■ Required work: Please pull out every line that includes the string "script".
--- Dataset records ---
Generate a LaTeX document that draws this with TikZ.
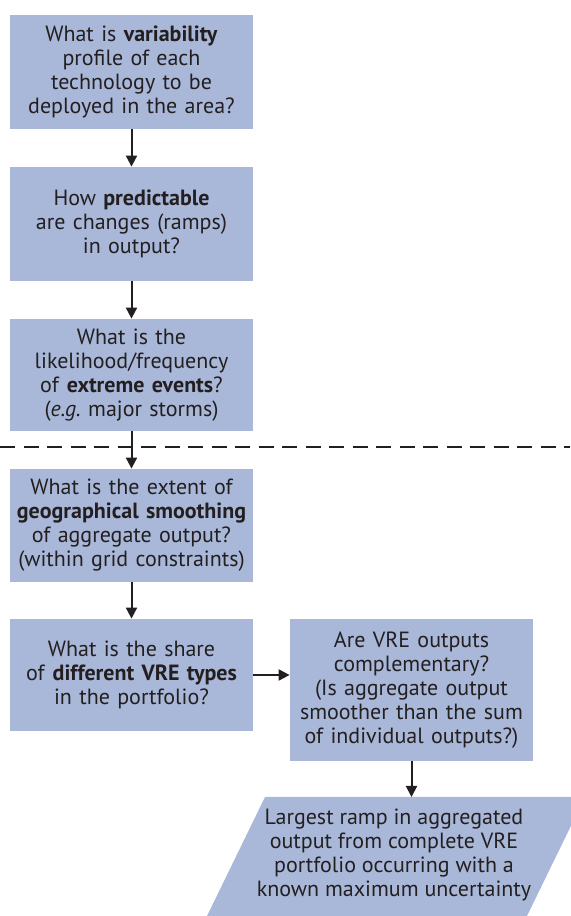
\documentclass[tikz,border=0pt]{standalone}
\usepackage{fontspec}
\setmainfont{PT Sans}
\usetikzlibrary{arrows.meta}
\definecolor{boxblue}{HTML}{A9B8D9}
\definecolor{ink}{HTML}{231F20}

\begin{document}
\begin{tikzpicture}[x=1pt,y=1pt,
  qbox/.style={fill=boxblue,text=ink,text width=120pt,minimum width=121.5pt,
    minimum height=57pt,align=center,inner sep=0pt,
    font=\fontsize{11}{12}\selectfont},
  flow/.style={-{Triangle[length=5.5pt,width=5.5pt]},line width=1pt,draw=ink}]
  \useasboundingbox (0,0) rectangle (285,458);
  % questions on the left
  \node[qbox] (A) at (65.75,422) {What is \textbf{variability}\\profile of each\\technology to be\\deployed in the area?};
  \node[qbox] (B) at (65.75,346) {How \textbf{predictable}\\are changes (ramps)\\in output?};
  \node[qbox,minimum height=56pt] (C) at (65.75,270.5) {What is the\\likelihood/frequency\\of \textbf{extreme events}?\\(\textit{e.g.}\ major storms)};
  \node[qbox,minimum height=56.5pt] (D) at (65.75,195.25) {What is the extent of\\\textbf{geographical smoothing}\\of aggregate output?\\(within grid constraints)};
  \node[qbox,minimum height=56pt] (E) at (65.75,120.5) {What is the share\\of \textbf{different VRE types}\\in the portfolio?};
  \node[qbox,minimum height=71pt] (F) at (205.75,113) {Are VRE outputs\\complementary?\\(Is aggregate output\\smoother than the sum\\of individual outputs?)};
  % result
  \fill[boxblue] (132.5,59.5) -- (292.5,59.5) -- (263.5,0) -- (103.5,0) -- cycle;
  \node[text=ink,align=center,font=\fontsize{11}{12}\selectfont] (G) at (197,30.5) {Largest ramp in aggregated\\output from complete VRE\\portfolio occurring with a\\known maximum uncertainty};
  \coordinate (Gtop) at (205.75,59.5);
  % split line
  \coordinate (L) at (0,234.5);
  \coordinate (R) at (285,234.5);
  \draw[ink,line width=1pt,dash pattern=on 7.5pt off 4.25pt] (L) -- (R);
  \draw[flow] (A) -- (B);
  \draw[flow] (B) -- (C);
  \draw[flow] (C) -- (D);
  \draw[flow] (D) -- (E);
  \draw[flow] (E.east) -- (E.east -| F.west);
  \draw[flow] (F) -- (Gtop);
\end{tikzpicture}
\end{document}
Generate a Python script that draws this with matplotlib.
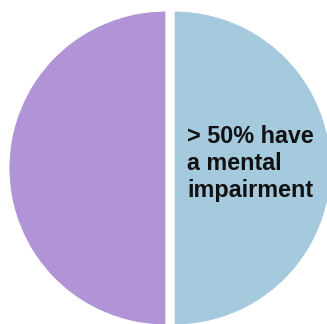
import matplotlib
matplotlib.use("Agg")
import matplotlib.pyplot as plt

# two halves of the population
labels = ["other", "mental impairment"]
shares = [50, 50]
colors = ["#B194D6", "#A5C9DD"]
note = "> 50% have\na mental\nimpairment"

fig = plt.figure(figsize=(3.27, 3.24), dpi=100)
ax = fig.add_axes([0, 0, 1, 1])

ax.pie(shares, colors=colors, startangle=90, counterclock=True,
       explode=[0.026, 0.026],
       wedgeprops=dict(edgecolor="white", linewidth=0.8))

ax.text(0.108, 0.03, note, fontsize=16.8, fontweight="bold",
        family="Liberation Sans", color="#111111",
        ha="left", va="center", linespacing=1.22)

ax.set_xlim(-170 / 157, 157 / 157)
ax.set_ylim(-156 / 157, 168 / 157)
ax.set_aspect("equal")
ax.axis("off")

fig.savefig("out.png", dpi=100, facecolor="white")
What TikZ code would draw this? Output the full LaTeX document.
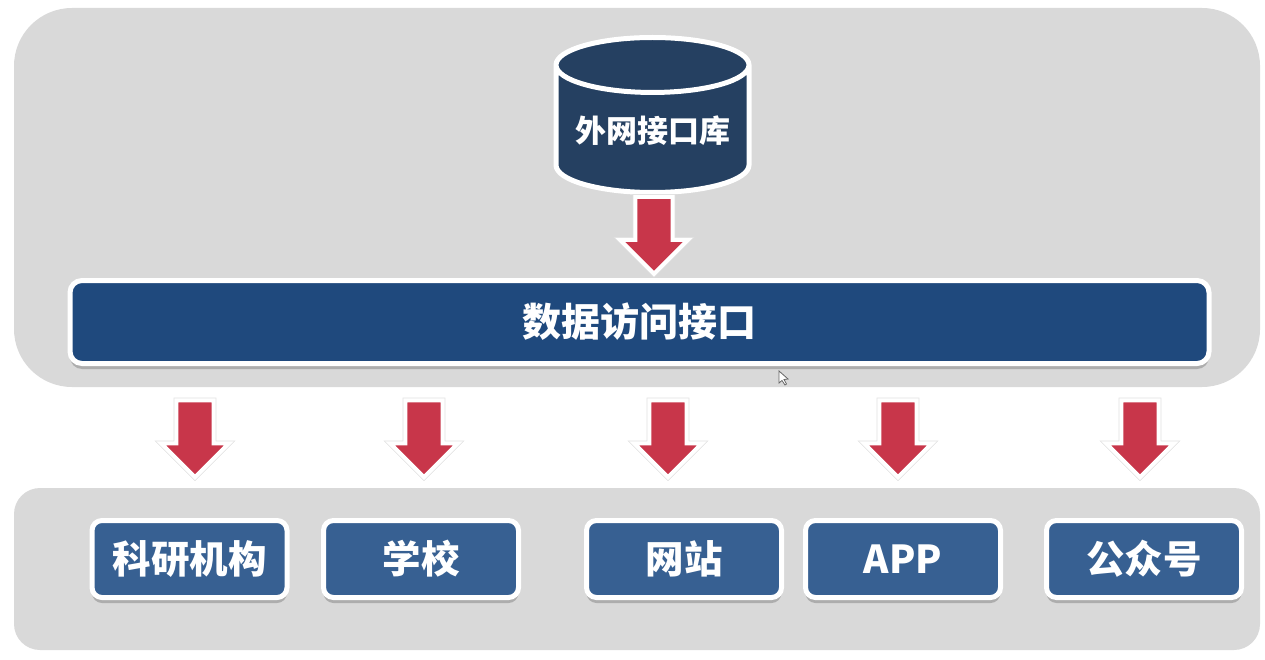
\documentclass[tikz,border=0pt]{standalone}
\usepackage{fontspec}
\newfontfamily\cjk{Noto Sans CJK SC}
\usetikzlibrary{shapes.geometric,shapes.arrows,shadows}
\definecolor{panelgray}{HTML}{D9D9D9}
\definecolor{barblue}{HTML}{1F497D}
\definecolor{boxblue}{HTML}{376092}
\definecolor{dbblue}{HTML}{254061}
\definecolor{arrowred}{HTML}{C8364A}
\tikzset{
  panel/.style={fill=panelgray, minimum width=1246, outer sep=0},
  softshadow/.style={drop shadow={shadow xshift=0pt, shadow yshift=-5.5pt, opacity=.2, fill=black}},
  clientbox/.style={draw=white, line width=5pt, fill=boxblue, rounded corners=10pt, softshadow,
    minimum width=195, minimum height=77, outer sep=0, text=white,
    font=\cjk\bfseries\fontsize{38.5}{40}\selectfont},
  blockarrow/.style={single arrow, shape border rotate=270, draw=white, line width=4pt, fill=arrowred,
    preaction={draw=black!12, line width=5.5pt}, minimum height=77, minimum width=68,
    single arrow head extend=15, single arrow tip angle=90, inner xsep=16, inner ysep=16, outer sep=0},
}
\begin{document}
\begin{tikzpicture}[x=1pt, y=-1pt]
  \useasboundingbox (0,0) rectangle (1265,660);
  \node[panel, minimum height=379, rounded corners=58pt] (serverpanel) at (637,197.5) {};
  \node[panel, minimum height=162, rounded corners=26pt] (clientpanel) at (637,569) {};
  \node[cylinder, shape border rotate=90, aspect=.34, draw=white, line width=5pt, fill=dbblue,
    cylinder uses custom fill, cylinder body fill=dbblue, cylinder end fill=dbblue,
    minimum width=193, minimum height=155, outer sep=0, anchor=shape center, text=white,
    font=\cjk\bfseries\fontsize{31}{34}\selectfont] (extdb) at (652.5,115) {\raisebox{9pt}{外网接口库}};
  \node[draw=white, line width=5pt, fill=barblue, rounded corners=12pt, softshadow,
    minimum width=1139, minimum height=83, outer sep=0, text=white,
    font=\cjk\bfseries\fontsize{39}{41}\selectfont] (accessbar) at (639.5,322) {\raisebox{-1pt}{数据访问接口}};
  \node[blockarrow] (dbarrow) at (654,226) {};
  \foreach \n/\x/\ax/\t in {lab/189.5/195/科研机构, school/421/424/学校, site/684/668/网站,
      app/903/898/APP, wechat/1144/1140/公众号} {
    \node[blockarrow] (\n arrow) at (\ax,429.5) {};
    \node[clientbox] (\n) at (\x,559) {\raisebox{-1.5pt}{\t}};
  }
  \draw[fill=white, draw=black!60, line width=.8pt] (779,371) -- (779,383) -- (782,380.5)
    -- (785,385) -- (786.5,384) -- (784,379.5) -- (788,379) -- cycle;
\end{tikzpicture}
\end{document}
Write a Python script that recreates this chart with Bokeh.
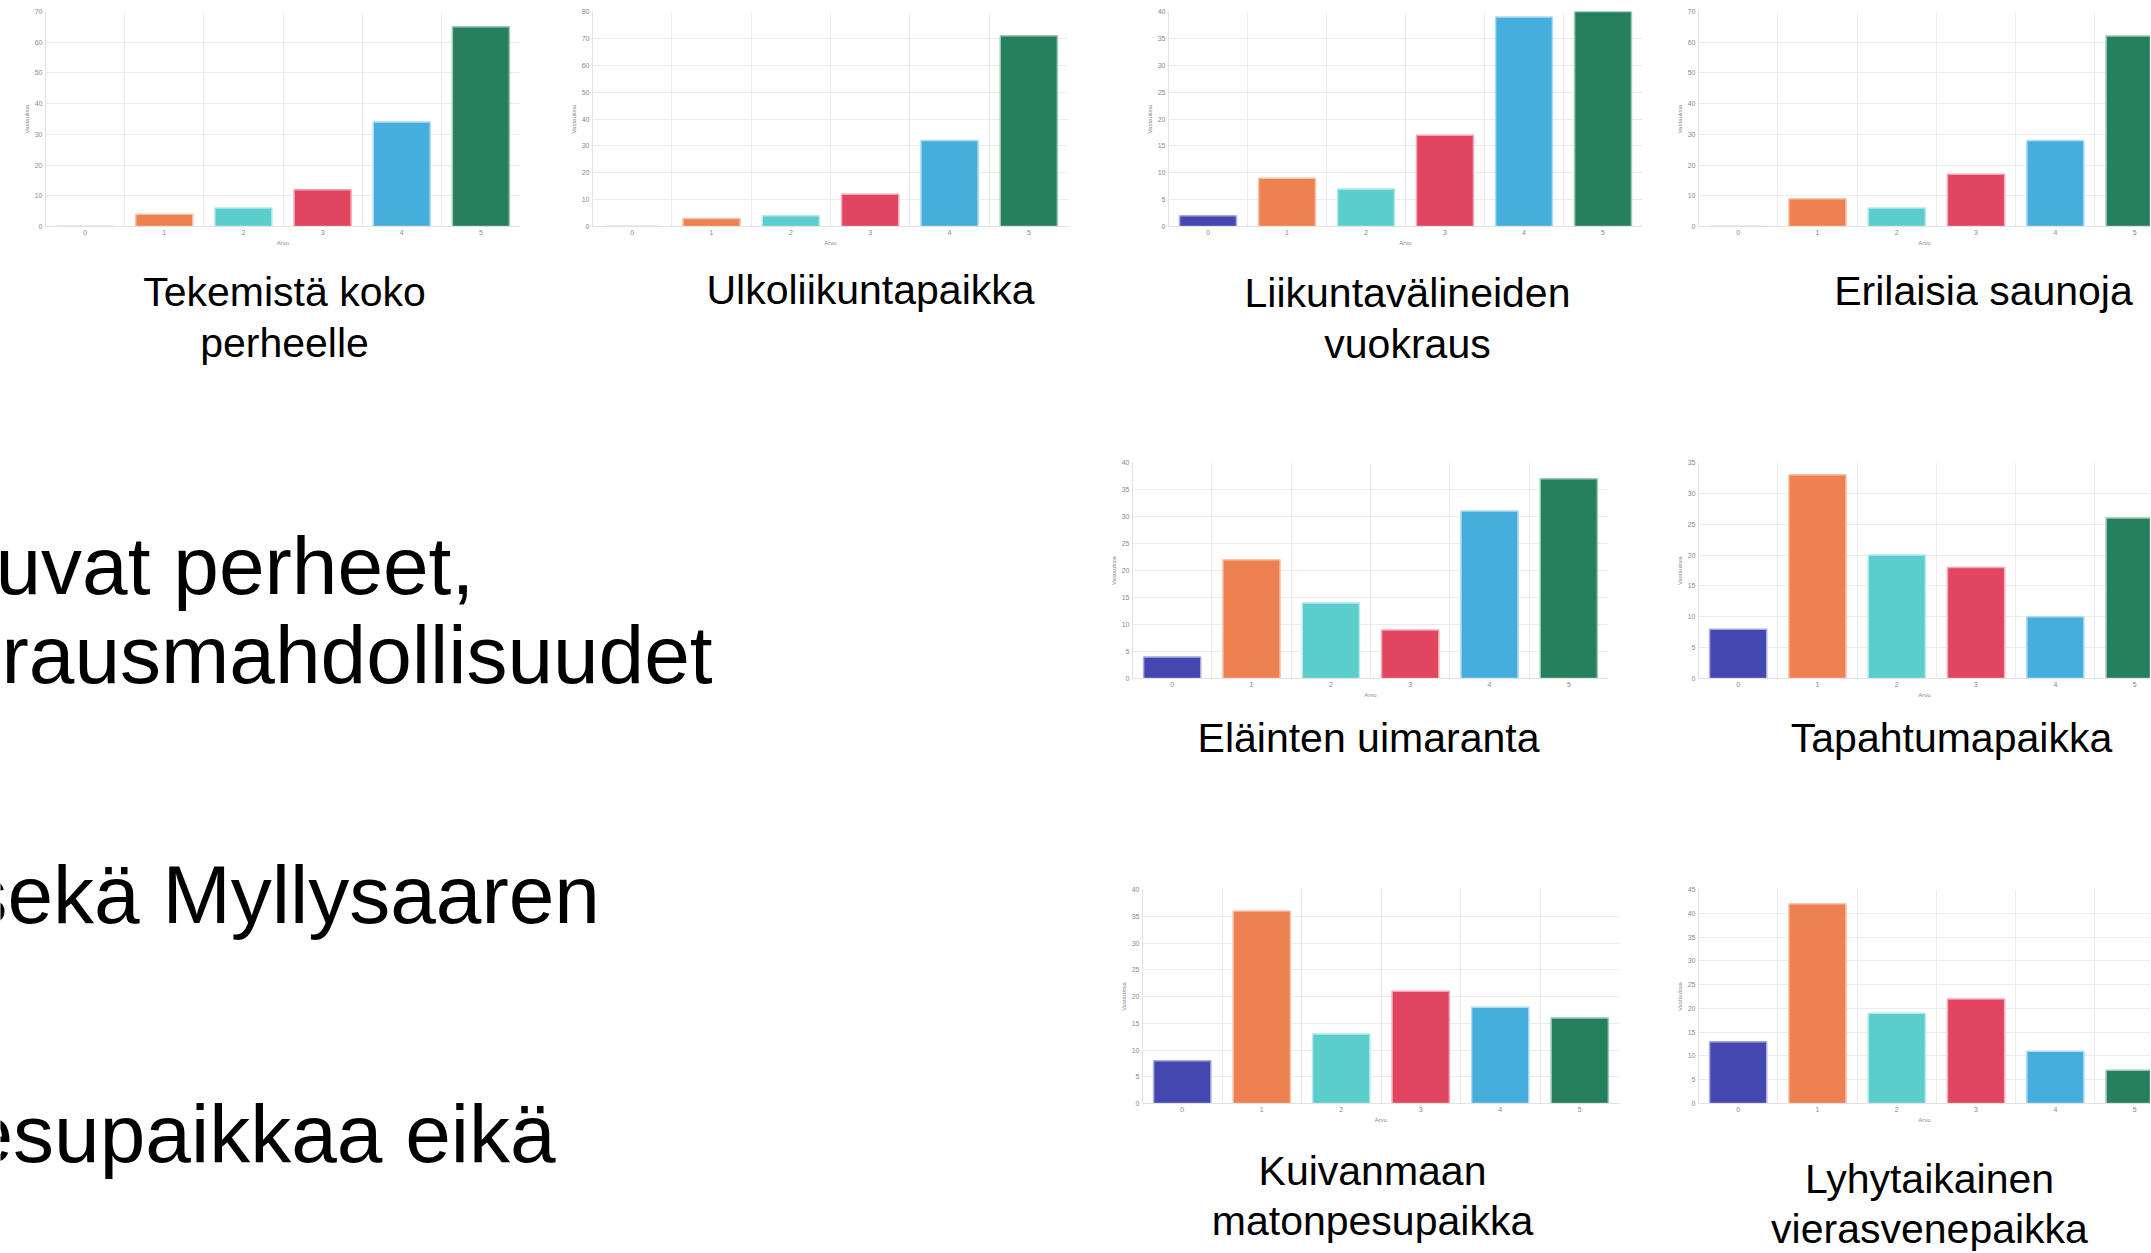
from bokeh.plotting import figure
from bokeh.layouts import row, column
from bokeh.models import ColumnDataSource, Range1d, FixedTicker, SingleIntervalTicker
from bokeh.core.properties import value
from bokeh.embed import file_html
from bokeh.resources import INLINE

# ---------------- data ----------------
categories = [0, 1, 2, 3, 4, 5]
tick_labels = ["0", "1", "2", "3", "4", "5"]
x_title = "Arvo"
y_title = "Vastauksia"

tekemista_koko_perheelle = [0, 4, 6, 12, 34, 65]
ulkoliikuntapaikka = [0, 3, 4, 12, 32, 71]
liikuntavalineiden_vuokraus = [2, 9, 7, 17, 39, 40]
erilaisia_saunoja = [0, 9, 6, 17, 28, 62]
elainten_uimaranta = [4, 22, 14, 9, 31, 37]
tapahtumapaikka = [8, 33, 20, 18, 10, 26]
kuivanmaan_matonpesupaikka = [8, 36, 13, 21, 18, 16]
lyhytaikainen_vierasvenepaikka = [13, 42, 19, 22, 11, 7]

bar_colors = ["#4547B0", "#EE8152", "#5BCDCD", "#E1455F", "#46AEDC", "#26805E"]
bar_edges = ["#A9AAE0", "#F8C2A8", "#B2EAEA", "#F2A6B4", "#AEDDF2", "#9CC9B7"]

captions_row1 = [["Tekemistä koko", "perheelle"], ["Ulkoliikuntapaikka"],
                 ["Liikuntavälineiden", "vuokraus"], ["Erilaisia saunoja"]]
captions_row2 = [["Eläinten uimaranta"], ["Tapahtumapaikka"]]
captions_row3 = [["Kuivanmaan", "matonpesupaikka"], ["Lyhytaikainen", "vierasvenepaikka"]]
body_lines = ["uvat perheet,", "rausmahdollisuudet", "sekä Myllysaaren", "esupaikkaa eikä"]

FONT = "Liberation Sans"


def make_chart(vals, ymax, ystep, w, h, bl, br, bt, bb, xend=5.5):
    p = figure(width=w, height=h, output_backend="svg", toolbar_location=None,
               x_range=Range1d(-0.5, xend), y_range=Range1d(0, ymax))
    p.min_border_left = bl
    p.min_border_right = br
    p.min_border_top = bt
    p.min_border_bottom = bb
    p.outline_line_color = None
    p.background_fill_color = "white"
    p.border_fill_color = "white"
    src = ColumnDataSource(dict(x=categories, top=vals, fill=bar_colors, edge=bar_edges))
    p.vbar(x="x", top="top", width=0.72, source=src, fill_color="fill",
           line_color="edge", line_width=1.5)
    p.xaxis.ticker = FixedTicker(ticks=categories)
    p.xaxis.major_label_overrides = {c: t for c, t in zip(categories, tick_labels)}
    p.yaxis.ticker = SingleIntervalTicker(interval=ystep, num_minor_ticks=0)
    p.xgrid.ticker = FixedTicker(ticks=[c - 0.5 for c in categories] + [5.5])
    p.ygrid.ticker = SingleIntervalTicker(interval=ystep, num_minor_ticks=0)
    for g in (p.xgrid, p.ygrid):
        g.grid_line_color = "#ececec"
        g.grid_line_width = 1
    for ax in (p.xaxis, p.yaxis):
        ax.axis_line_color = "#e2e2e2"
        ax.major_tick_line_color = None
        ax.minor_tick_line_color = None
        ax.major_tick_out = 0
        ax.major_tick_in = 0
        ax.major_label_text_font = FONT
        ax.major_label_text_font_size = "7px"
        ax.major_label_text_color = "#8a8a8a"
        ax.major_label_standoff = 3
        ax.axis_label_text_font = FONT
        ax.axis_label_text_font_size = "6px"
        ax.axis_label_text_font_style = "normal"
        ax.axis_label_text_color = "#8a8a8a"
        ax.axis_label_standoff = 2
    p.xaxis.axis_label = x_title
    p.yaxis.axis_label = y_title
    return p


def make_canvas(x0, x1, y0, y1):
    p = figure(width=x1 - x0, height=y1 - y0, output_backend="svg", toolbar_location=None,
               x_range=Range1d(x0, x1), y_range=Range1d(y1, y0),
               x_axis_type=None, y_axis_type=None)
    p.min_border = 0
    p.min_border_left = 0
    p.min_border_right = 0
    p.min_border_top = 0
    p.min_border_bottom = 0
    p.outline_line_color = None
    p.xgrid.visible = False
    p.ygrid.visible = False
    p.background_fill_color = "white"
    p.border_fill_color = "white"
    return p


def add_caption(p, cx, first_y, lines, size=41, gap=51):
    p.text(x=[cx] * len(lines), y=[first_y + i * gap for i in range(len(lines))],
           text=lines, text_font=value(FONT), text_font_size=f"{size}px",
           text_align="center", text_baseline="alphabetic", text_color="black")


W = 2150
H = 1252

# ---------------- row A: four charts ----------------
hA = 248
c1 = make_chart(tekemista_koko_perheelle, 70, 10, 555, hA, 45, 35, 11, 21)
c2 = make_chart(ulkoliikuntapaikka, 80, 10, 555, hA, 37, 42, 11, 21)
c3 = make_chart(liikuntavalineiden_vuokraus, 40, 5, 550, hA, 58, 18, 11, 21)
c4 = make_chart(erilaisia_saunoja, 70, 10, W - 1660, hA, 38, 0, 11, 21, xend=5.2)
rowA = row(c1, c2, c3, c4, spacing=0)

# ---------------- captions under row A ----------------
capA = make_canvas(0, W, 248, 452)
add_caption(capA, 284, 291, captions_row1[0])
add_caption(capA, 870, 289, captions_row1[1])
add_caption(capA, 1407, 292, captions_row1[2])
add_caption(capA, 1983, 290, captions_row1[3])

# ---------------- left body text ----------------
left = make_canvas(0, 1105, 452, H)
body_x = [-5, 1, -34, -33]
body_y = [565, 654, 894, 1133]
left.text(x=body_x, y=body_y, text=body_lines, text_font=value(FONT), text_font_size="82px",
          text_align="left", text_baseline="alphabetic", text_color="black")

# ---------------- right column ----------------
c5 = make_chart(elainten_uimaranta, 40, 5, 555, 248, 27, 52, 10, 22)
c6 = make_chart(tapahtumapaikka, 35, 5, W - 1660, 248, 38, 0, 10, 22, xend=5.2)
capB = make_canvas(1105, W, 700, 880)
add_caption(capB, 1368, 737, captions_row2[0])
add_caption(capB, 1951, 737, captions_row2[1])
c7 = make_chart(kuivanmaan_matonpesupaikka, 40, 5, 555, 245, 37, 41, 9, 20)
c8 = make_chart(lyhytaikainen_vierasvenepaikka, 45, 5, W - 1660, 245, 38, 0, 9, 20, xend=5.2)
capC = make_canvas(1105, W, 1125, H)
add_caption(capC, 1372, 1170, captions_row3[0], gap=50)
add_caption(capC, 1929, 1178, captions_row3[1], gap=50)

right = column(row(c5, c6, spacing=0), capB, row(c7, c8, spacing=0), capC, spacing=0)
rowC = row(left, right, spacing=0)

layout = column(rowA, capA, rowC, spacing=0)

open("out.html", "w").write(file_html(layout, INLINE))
---
■ Exercise result:
Generate a Python script that draws this with matplotlib.
Write a Python script that recreates this chart with Bokeh.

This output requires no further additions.